Viví con expectativas positivas el golpe de Estado de 1979, mismas que se truncaron en las semanas y meses siguientes. El asesinato de los jesuitas me sumió en una pesadumbre de la cual tardé varios años en salir. Cuando repaso mis vivencias de aquellos días, me veo caminando hacia la UCA, en pleno 16 de noviembre, en busca de una respuesta a los rumores que circulan en la calle: “dicen que han matado a los jesuitas”, “dicen que han matado a Ellacuría”. Recuerdo no dar crédito a esos rumores y decirle a mi familia, para tranquilizarla: “Ellacuría anda por España, es seguro que lo han confundido con el P. Rogelio Pedraz”. No era así: en efecto, mi profesor de filosofía había sido vilmente asesinado. Y con él mi otro querido profesor de también de filosofía: Amando López. Como ya dije, fueron asesinados otros compañeros suyos, y Elba y Celina Ramos. Pero con Amando y Ellacuría tuve una relación de apego más estrecha.

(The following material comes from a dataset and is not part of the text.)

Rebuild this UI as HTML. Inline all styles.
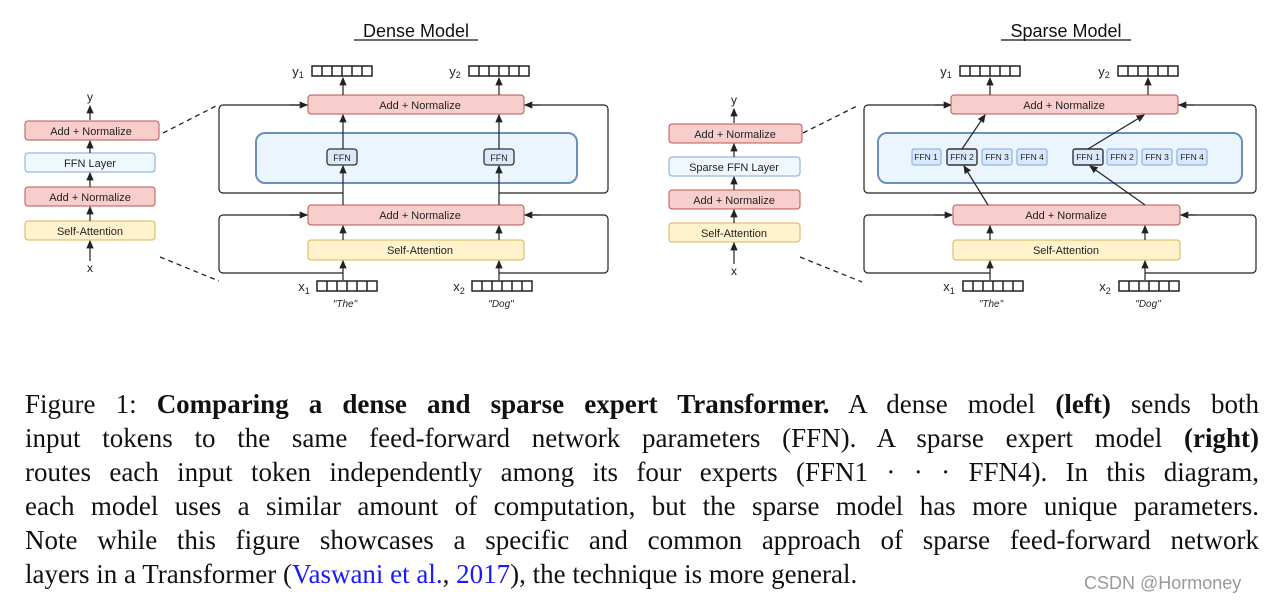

Pienso a menudo en ambos, aunque lo hago más en noviembre. Nostalgia, le dicen algunos. Yo: recuerdo agradecido. Tenían un talante distinto, y cada uno de ellos me dejó enseñanzas bien suyas. Ellacuría, el afán de nunca dejar de conocer y de hacer del conocimiento un bien social. Amando, la importancia del silencio y la ternura en el trato con los demás. Los dos me ayudaron a madurar y a crecer como persona y como ser humano. Ellacuría siempre buscó nuevas rutas para El Salvador. Siempre creyó que un país distinto y mejor era posible, incluso cuando la guerra asolaba a las comunidades de Chalatenango, Morazán, San Vicente y Guazapa. Pese a lo que significó para mí su asesinato, suscribí esa misma creencia durante las dos décadas siguientes.
Sin embargo, he visto cómo se han ido abortando las oportunidades para cambiar de rumbo y situar al país en una trayectoria mucho más beneficiosa para su gente. Definitivamente, El Salvador podría ser mejor, mucho mejor, de lo que es. No creo vivir en el mejor de los mundos posibles, por más que haya quienes insistan en que aquí se vive en el paraíso. Miro a mi alrededor y lo que encuentro es deterioro moral y material. Eso no es lo peor: lo peor es que no veo opciones posibles, sino una ruta ya transitada hasta el cansancio. Quizás me equivoco y sí hay opciones; quizás sí hay caminos distintos y mejores que los que nos trajeron hasta (y nos mantienen) acá. Quizás de lo que se trata es de avizorar esos caminos, de explorarlos con la inteligencia y la razón crítica.
Soy un pesimista. Al serlo, traiciono algo que me enseñó Ellacuría: a tener esperanza contra toda esperanza. A menudo me pregunto qué diría él de El Salvador actual o qué diría de la su querida UCA. Francamente no lo sé. Pero me lo imagino mirando con fina ironía a quienes, además no reparar en el desastre que están creando, piensan que tienen el control de todo lo que les rodea, y diciéndose y diciéndome: “Luis Armando, la grandeza que estos presumen es sólo vana ilusión”.